Founder, Sensuke Fujio

Founder, Sensuke Fujio

The business started when the founder, Sensuke Fujio, began as a brush maker under the brand "Takasago-ya Senseuke/Fujio Gyokurindo." Afterwards, as the Bunka era (1804-1818) began, he moved to Osaka and set up a business.

When you think of brush makers, the famous Toyohashi and Kumano come to mind. However, from the middle to the end of the Edo period (1603-1868), brush making was conducted in Osaka on a large scale. At this time, with a focus on literary people such as Heihachio Oshio, Sanyo Rai and the like, the culture of the intellectual class developed among the townspeople. Brush making in Osaka was not fostered by the imperial court or samurai society, but by the free culture of the townsfolk.

Sensuke of the second generation worked as the shopkeeper from the Ansei era (1854-1860) until the middle of the Meiji era (1868-1912).

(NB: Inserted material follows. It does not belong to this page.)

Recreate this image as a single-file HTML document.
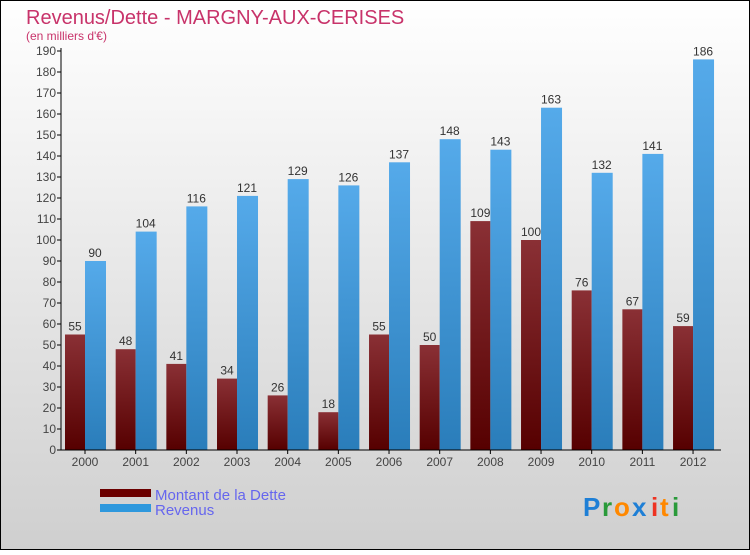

At the time, the whole manufacturing process was carried out in his garden. Those stationery goods still remain to this day. The brush handles were straightened above the kanteki (an earthen charcoal brazier, in the Osaka dialect of Edo period) using a handle form. The measuring blocks used in cutting the shafts of the brushes. The combs and trays used to remove detritus from the brush hair, and more. Shintarou (the third generation), Zennosuke (the fourth generation), and Takeaki (the fifth generation) all carried on the art of brush making, but afterwards the business shifted to deal only in retail and wholesale.